The other problem you’d have is Queens Blvd. passengers looking to access the 4/5 at 59th Street. Run Broadway service through 63rd Street, and they would end up with the far-less convenient Metrocard transfer between 63rd-Lex and the 59th Street station (they could still access Lex via the E/M and 6 at 51st Street, but that would both irk people used to the express and create a double-train change for those going to Fulton, Wall or Bowling Green).
You could even maintain the Lex-59th St transfer access for riders on the Queens Blvd line and still run the N,. with the F, through the 63rd St tunnel. If you made that N-R switch, the 11th St connector would be empty — abandoned. So you could bring G trains from Brooklyn into Queens Plaza, then reverse them through the 11th St connector into the 60th St tunnel (The only construction this would require would be to install a switch track north of Queens Plaza so that the southbound M could enter the station on the middle track.) Then E and M train riders could transfer to a Broadway G and the 60th St tunnel would carry the G and, from Astoria, the R and the W. Think what a difference a one-train G ride to Manhattan would make during the 14th St. tunnel shutdown.
Maybe they could switch the N and the R in Brooklyn also (R to Coney Island, N to Bay Ridge)? Or, at that point, might be easier to describe it as running the R express and the N local in Manhattan.
Merging delays if southbound a F and N get to 36th St at the same time, anyone? Same if a northbound M and N get there at the same time. They already delay the northbound F if an E train gets to the 63rd St junction first.
Wow I’m surprised you’re back Ben… thought you disappeared for good. Do you still make all that ad money every time I check in every day to see if there’s a new article?
So will the D/N/R all be running local on 4th Avenue late nights? That’s a nice service bump if so.
Replacing the Q with the W in Astoria is definitely a service cut to some degree, though that’s balanced out some by giving Astoria riders the option of a one-seat ride to Lower Manhattan.

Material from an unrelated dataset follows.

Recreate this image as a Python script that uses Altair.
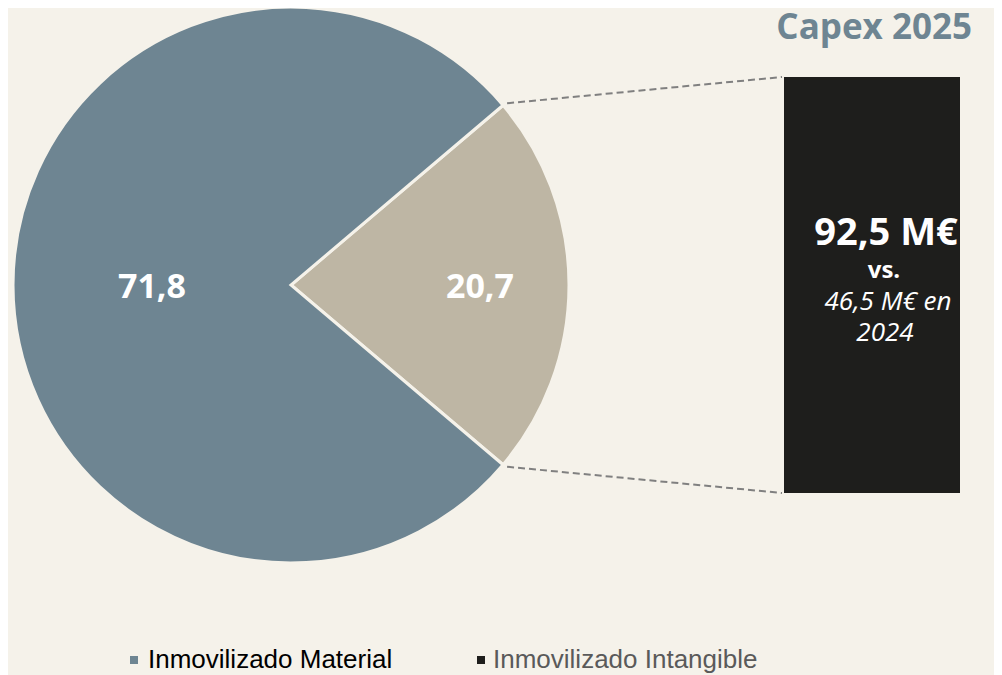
import math
import altair as alt
import pandas as pd

# ---- data ----
categories = ["Inmovilizado Intangible", "Inmovilizado Material"]
values = [20.7, 71.8]
labels = ["20,7", "71,8"]
order = [0, 1]
title_text = "Capex 2025"
box_lines = ["92,5 M€", "vs.", "46,5 M€ en", "2024"]
legend_labels = ["Inmovilizado Material", "Inmovilizado Intangible"]

BG = "#f5f2ea"
C_MAT = "#6e8592"
C_INT = "#beb6a4"
C_BOX = "#1e1e1c"

W, H = 986, 667
CX, CY, R = 283, 277, 278

df = pd.DataFrame({"cat": categories, "value": values, "label": labels, "ord": order})

total = sum(values)
frac = values[0] / total
start = math.pi / 2 - frac * math.pi
end_small = start + frac * 2 * math.pi

base = alt.Chart(df)

theta = alt.Theta("value:Q", stack=True, scale=alt.Scale(range=[start, start + 2 * math.pi]))

pie = base.mark_arc(stroke=BG, strokeWidth=3).encode(
    theta=theta,
    order=alt.Order("ord:Q"),
    color=alt.Color("cat:N", scale=alt.Scale(domain=categories, range=[C_INT, C_MAT]), legend=None),
    x=alt.value(CX),
    y=alt.value(CY),
    radius=alt.value(R),
)

lab_mat = base.transform_calculate(
    t="datum.cat == 'Inmovilizado Material' ? datum.label : ''"
).mark_text(font="Open Sans", fontWeight="bold", fontSize=34, color="white",
            align="center", baseline="middle").encode(
    theta=theta, order=alt.Order("ord:Q"), text="t:N",
    x=alt.value(CX), y=alt.value(CY + 3), radius=alt.value(139),
)
lab_int = base.transform_calculate(
    t="datum.cat == 'Inmovilizado Intangible' ? datum.label : ''"
).mark_text(font="Open Sans", fontWeight="bold", fontSize=34, color="white",
            align="center", baseline="middle").encode(
    theta=theta, order=alt.Order("ord:Q"), text="t:N",
    x=alt.value(CX), y=alt.value(CY + 3), radius=alt.value(189),
)

# connectors from slice edges (derived from data) to the box corners
p1 = (CX + R * math.sin(start), CY - R * math.cos(start))
p2 = (CX + R * math.sin(end_small), CY - R * math.cos(end_small))
BX1, BX2, BY1, BY2 = 776, 952, 69, 485

conn_df = pd.DataFrame({"x": [p1[0] + 4, p2[0] + 4], "y": [p1[1] - 2, p2[1] + 2],
                        "x2": [BX1 - 2, BX1 - 2], "y2": [BY1, BY2]})
pix_x = alt.Scale(domain=[0, W], range=[0, W])
pix_y = alt.Scale(domain=[0, H], range=[0, H])
conn = alt.Chart(conn_df).mark_rule(color="#808080", strokeWidth=2, strokeDash=[7, 4]).encode(
    x=alt.X("x:Q", scale=pix_x, axis=None), y=alt.Y("y:Q", scale=pix_y, axis=None),
    x2="x2:Q", y2="y2:Q",
)

one = alt.Chart(pd.DataFrame({"a": [0]}))
box = one.mark_rect(color=C_BOX).encode(
    x=alt.value(BX1), x2=alt.value(BX2), y=alt.value(BY1), y2=alt.value(BY2))

TX = 878
t1 = one.mark_text(text=box_lines[0], font="Open Sans", fontWeight="bold", fontSize=38,
                   color="white", align="center", baseline="alphabetic").encode(
    x=alt.value(TX), y=alt.value(237))
t2 = one.mark_text(text=box_lines[1], font="Open Sans", fontWeight="bold", fontSize=24,
                   color="white", align="center", baseline="alphabetic").encode(
    x=alt.value(TX - 2), y=alt.value(270))
t3 = one.mark_text(text=box_lines[2], font="Open Sans", fontStyle="italic", fontSize=26,
                   color="white", align="center", baseline="alphabetic").encode(
    x=alt.value(TX + 2), y=alt.value(302))
t4 = one.mark_text(text=box_lines[3], font="Open Sans", fontStyle="italic", fontSize=26,
                   color="white", align="center", baseline="alphabetic").encode(
    x=alt.value(TX - 1), y=alt.value(333))

title = one.mark_text(text=title_text, font="Open Sans", fontWeight="bold", fontSize=35,
                      color=C_MAT, align="right", baseline="alphabetic").encode(
    x=alt.value(964), y=alt.value(31))

sq1 = one.mark_square(size=64, color=C_MAT, opacity=1).encode(x=alt.value(126), y=alt.value(652))
sq2 = one.mark_square(size=64, color="#1e1e1c", opacity=1).encode(x=alt.value(473), y=alt.value(652))
lg1 = one.mark_text(text=legend_labels[0], font="Liberation Sans", fontSize=26, color="black",
                    align="left", baseline="alphabetic").encode(x=alt.value(140), y=alt.value(660))
lg2 = one.mark_text(text=legend_labels[1], font="Liberation Sans", fontSize=26, color="#5a5a5a",
                    align="left", baseline="alphabetic").encode(x=alt.value(485), y=alt.value(660))

chart = alt.layer(pie, lab_mat, lab_int, conn, box, t1, t2, t3, t4, title, sq1, sq2, lg1, lg2).properties(
    width=W, height=H, background=BG, padding=0, autosize="none"
).configure_view(stroke=None)

chart.save("out.html", embed_options={"renderer": "svg", "actions": False})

Could the MTA really increase service, though, if ridership demands it, like they say? I don’t think that single track at Whitehall Street is really equipped to handle much more than 6 or 7 trains per hour. And if it does, that would create delays in R service, as W trains would have to sit and wait at Rector for that track to become available.
Not to mention weekday N trains no longer having to switch to/from the local tracks at Prince St, eliminating that chokepoint.
Looking forward to this for my commute from Bay Ridge. Of course, this morning I was on the first N train!! …. that had to go local in Manhattan due to a sick passenger on the N express in front.
Ahh N train.. everything changes and yet you remain the same.
So I’m curious: how do these service levels compare to how the W ran before it was discontinued? Did Astoria get a service bump in 2010 that’s now being undone, or will it be less than it was before?
From what I can remember of the old W train schedule, it seems to be the exact same schedule as 2010 or close to it.
It was also M23SBS Monday! And Bus Lane Blocking Monday, of course.